Catching step by step
- 1
Assess whether the building suits a machine
Check the width and evenness of the floor, the height and layout of the house, the width of the entrances and obstacles inside (columns, drinking and feeding lines). A harvester needs room to manoeuvre and even ground. If the building doesn’t provide that, well-organised hand catching remains the real choice.
- 2
Prepare the house before catching
Raise the drinking and feeding lines, remove or secure obstacles, and clear a path for the machine or a passage for the crew. Preparing the house in advance shortens the catching itself and limits the risk of injury — whether you catch by machine or by hand.
- 3
Plan the light, pace and crew
Dimmed, even light calms the birds and makes the work easier. Set the pace so the birds don’t pile up in the corners and don’t overheat. Size the crew to the method: machine catching is run by fewer people, hand catching by more, but both need a calm, trained crew.
- 4
Mind welfare during handling
In hand catching, pick birds up carefully, avoid carrying them by a single leg and don’t overfill the crates. In machine catching, watch the finger setting and the speed so the birds enter the conveyor smoothly. In both cases, react at once when injuries or panic start to rise.
- 5
Line catching up with pickup and transport
Match the catching pace to module supply and the arrival of transport, so the birds don’t wait too long in the crates. A smooth handover from the house to transport shortens the time between catching and travel and limits extra stress before the slaughterhouse.
- 6
Record the run and the results
After catching, note the method, the time, the crew and any remarks — for example the level of injuries or problems with machine access. With later flocks such a record lets you compare methods, refine house preparation and decide deliberately when to use a machine and when to catch by hand.
Frequently asked questions about mechanical poultry catching
Is machine catching better for the birds than by hand?add
Handled correctly, usually yes — gentle sweeping onto a conveyor instead of grabbing the legs, and an even, calm pace, limit broken wings, bruising and heat stress. The key, though, is “handled correctly”: a poorly set, too-fast machine or an unprepared house can do as much harm as rushed hand catching. The machine on its own won’t replace a calm, trained crew.
When a machine, and when better by hand?add
A machine works well in houses with an even, wide floor, good access and a typical layout, especially at high stocking density and with repeated catches. Hand catching stays sensible in older, tight or unusually laid-out buildings where a harvester has no room to manoeuvre, and where buying and running a machine doesn’t pay. Often the specific building decides, not the method itself.
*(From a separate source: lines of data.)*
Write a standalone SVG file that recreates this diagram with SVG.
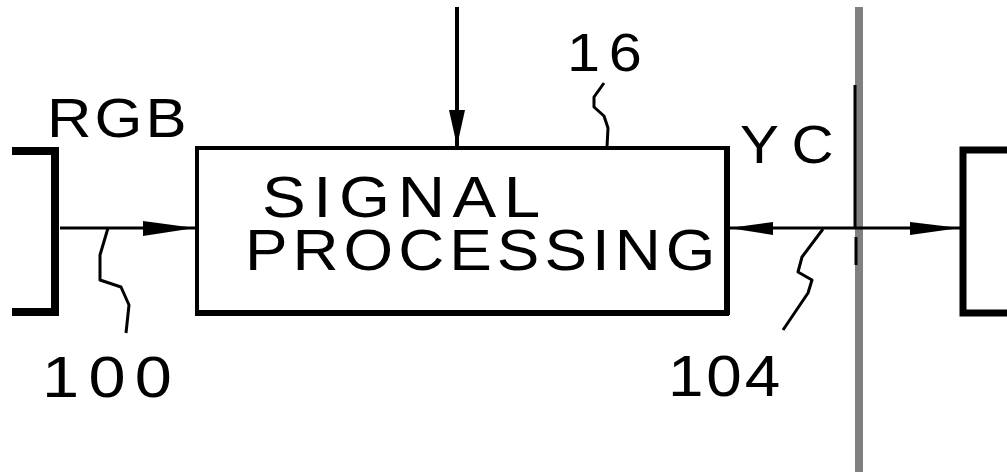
<svg xmlns="http://www.w3.org/2000/svg" width="1007" height="473" viewBox="0 0 1007 473">
<style>
.t{font-family:"Liberation Sans",Arial,sans-serif;fill:#000}
.ln{stroke:#000;fill:none;stroke-linecap:butt;stroke-linejoin:miter}
.ld{stroke:#000;fill:none;stroke-width:3;stroke-linejoin:round}
</style>
<rect width="1007" height="473" fill="#fff"/>
<g id="bus">
<line x1="859" y1="7" x2="859" y2="472" stroke="#808080" stroke-width="8"/>
<line x1="855" y1="85" x2="855" y2="227" stroke="#000" stroke-width="3"/>
<line x1="856" y1="237" x2="856" y2="265" stroke="#000" stroke-width="3"/>
</g>
<g id="left-block">
<path class="ln" d="M12,151 H55 V312 H12" stroke-width="8"/>
</g>
<g id="right-block">
<path class="ln" d="M1007,150 H963 V313 H1007" stroke-width="7"/>
</g>
<g id="signal-processing">
<path class="ln" d="M197,148 H727" stroke-width="4"/>
<path class="ln" d="M197,146 V315" stroke-width="4"/>
<path class="ln" d="M195,313 H729" stroke-width="6"/>
<path class="ln" d="M727,146 V315" stroke-width="6"/>
<text class="t" transform="translate(262,217) scale(1.15,1)" font-size="57" textLength="242" lengthAdjust="spacing">SIGNAL</text>
<text class="t" transform="translate(245,270) scale(1.12,1)" font-size="57" textLength="420" lengthAdjust="spacing">PROCESSING</text>
</g>
<g id="connectors">
<line class="ln" x1="60" y1="228" x2="195" y2="228" stroke-width="3"/>
<path d="M143,221 L195,228 L143,236 Z" fill="#000"/>
<line class="ln" x1="457" y1="7" x2="457" y2="146" stroke-width="4"/>
<path d="M449,110 L457,146 L465,110 Z" fill="#000"/>
<line class="ln" x1="729" y1="228" x2="960" y2="228" stroke-width="3"/>
<path d="M729,228 L773,222 L773,235 Z" fill="#000"/>
<path d="M910,222 L960,228 L910,235 Z" fill="#000"/>
</g>
<g id="labels">
<text class="t" transform="translate(47,137) scale(1.1,1)" font-size="56" textLength="127" lengthAdjust="spacing">RGB</text>
<text class="t" transform="translate(567,71) scale(1.1,1)" font-size="54" textLength="68" lengthAdjust="spacing">16</text>
<text class="t" transform="translate(740,163) scale(1.1,1)" font-size="53" textLength="85" lengthAdjust="spacing">YC</text>
<text class="t" transform="translate(42,397) scale(1.15,1)" font-size="58" textLength="113" lengthAdjust="spacing">100</text>
<text class="t" transform="translate(668,396) scale(1.1,1)" font-size="58" textLength="102" lengthAdjust="spacing">104</text>
<path class="ld" d="M108,228 L100,255 L100,280 L121,287 L129,305 L126,333"/>
<path class="ld" d="M604,83 L594,97 L594,107 L604,116 L608,128 L607,147"/>
<path class="ld" d="M823,229 L802,257 L798,272 L812,280 L808,293 L783,330"/>
</g>
</svg>
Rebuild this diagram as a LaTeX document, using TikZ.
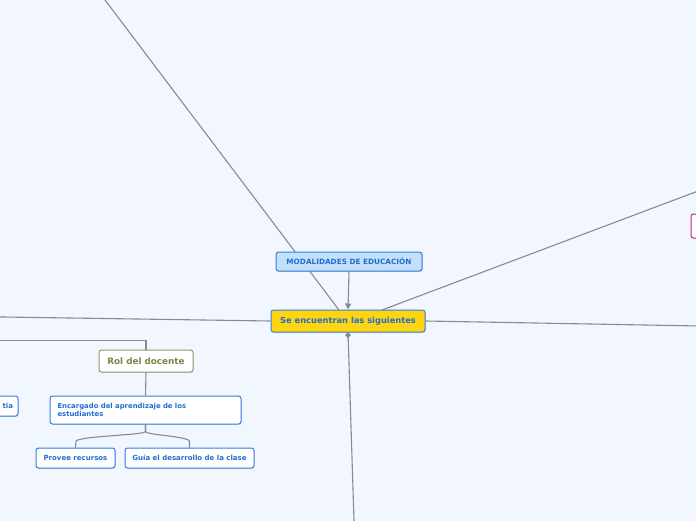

How many people are needed for machine catching?add
Fewer than for classic hand catching — the machine takes over the heaviest part of the work, while the crew mainly operates it, supplies modules and watches welfare. Fewer people in the house also means simpler biosecurity and less dependence on the availability of hands at the peak of the season. The exact crew is sized to the machine and the house.
How do I prepare the house for machine catching?add
Raise the drinking and feeding lines, remove or secure obstacles and give the machine room to enter and manoeuvre. Check the floor width and evenness, the entrances and the column layout in advance. Set dimmed, even light and a calm pace. Good house preparation shortens catching and limits injuries — whatever method you choose.